Widać w niej wyraźnie, że Tarnów był ważnym miejsce na drodze do odzyskania niepodległości. Kolejnym wydarzeniem, które wstrząsnęło polskim społeczeństwem we wszystkich trzech zaborach, były wiadomości z rokowań pokojowych w Brześciu Litewskim w dniu 9 lutego 1918 r. Wówczas część ziem polskich tzw. Chełmszczyznę, przyznano Ukraińskiej Republice Ludowej. Gest ten uczyniono w zamian za obiecane dostawy mięsa i zboża. Gdy wiadomość o tym dotarła do społeczeństwa, w Galicji i na ziemiach byłego Królestwa Polskiego odbyły się wiece, demonstracje i manifestacje polityczne przeciwko temu traktatowi i państwom centralnym.

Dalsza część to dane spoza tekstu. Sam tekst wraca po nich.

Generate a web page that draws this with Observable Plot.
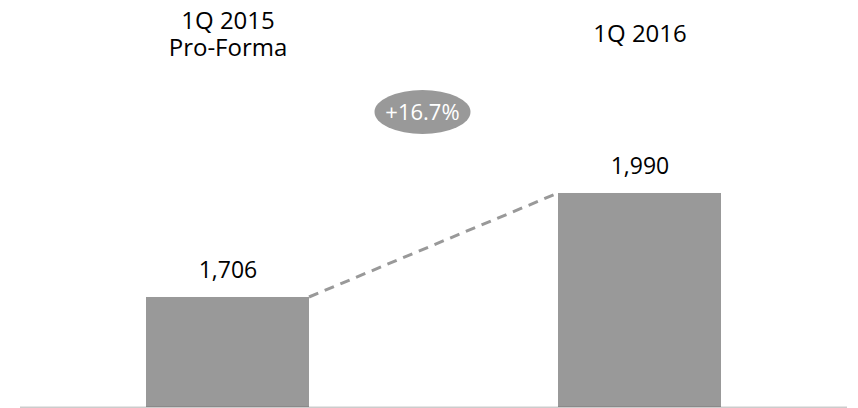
<!DOCTYPE html>
<html>
<head>
<meta charset="utf-8">
<script src="https://cdn.jsdelivr.net/npm/d3@7"></script>
<script src="https://cdn.jsdelivr.net/npm/@observablehq/plot@0.6"></script>
<style>
  html, body { margin: 0; padding: 0; background: #fff; }
  #chart svg { display: block; }
</style>
</head>
<body>
<div id="chart"></div>
<script>
// Data
const categories = ["1Q 2015 Pro-Forma", "1Q 2016"];
const headerLabels = ["1Q 2015\nPro-Forma", "1Q 2016"];
const values = [1706, 1990];
const growthLabel = "+16.7%";

const yMin = 1405.6;
const yMax = 2517;
const rows = categories.map((c, i) => ({cat: c, header: headerLabels[i], value: values[i]}));

const FONT = "'Open Sans', Lato, sans-serif";
const GRAY = "#999999";

function connector(index, scales) {
  const x = scales.x, y = scales.y;
  const bw = x.bandwidth ? x.bandwidth() : 163.4;
  const g = d3.create("svg:g");
  g.append("line")
    .attr("x1", x(categories[0]) + bw)
    .attr("y1", y(values[0]))
    .attr("x2", x(categories[1]))
    .attr("y2", y(values[1]))
    .attr("stroke", GRAY)
    .attr("stroke-width", 3)
    .attr("stroke-dasharray", "10,7");
  return g.node();
}

function badge(index, scales) {
  const x = scales.x, y = scales.y;
  const bw = x.bandwidth ? x.bandwidth() : 163.4;
  const cx = (x(categories[0]) + bw + x(categories[1])) / 2 - 11;
  const cy = y(values[1]) - 81;
  const g = d3.create("svg:g");
  g.append("ellipse")
    .attr("cx", cx).attr("cy", cy)
    .attr("rx", 48).attr("ry", 22)
    .attr("fill", GRAY);
  g.append("text")
    .attr("x", cx).attr("y", cy)
    .attr("text-anchor", "middle")
    .attr("dy", "0.35em")
    .attr("fill", "#fff")
    .attr("font-family", FONT)
    .attr("font-size", 22)
    .text(growthLabel);
  return g.node();
}

const plot = Plot.plot({
  width: 858,
  height: 408,
  marginTop: 0,
  marginBottom: 1,
  marginLeft: 0,
  marginRight: 0,
  style: {fontFamily: FONT, background: "#fff"},
  x: {type: "band", domain: categories, range: [146, 722], paddingInner: 0.604, paddingOuter: 0, axis: null},
  y: {domain: [yMin, yMax], axis: null},
  marks: [
    Plot.barY(rows, {x: "cat", y1: () => yMin, y2: "value", fill: GRAY}),
    connector,
    Plot.ruleY([yMin], {stroke: "#000", strokeOpacity: 0.2, strokeWidth: 2, insetLeft: 20, insetRight: 11}),
    Plot.text(rows, {x: "cat", y: "value", text: d => d3.format(",")(d.value), dy: -27, fontSize: 23, fill: "#000"}),
    Plot.text(rows, {x: "cat", text: "header", frameAnchor: "top", dy: 33, lineAnchor: "middle", lineHeight: 1.13, fontSize: 24, fill: "#000"}),
    badge
  ]
});
document.getElementById("chart").appendChild(plot);
</script>
</body>
</html>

W dniu 14 lutego odbyło się posiedzenie Rady miejskiej, któremu przewodniczył burmistrz Tertil. Na wstępie posiedzenia poinformował zebranych o odbytym w tymże dniu wiecu tutejszej ludności, „jako wyrazie protestu przeciw dokonanemu gwałtowi”, czyli przyznaniu Chełmszczyzny Ukrainie. Następnie wniósł nagły wniosek, aby Rada miejska uchwaliła, iż „solidaryzuje się z zapadłymi na wiecu uchwałami”, co też uczyniono. Natomiast 18 lutego 1918 r., po Mszy św. w kościele xx. Misjonarzy, którą odprawił gorący patriota ks. Tyczyński, ruszył pochód ludności ul. Niepodległości (Krakowską) na tarnowski Rynek. „Szła młodzież szkolna, szli robotnicy, kolejarze miejscowi Polacy, kolejarze Czesi, którzy posłyszawszy o odbywającej się demonstracji, wnet wstrzymali pociąg i przyłączyli się do pochodu, szli poważni wiekiem i stopniem służbowym c.k. urzędnicy, mieszczanie, przemysłowcy, kupcy, szły kobiety wszystkich warstw społecznych” – pisał świadek tych wydarzeń. Zazwyczaj manifestacje patriotyczne w Tarnowie odbywały się na placu Kazimierza Wielkiego, ale ta, ze względu na wielką liczbę uczestników, a miało w niej wziąć udział blisko 25 tysięcy osób, odbyła się na Rynku. Mówcy przemawiali z balkonu dawnego pałacu biskupiego (Rynek 4). Pierwszy przemawiał Władysław Leopold Jaworski poseł do Rady Państwa w Wiedniu. Następnie wiceburmistrz Tarnowa Herman Mütz. Ks. Józef Lubelski, profesor tarnowskiego seminarium duchownego, słynny mówca i publicysta. Nauczyciele gimnazjalni: Dubiel, Kostelecki, Wojciechowski, który też odczytał przysięgę, zobowiązującą do pomocy dla Ojczyzny. Wreszcie, pod koniec, anonimowy miejscowy Żyd, który swą mowę zakończył okrzykiem: „I my Żydzi, jesteśmy gotowi przelać krew za polską Ojczyznę”.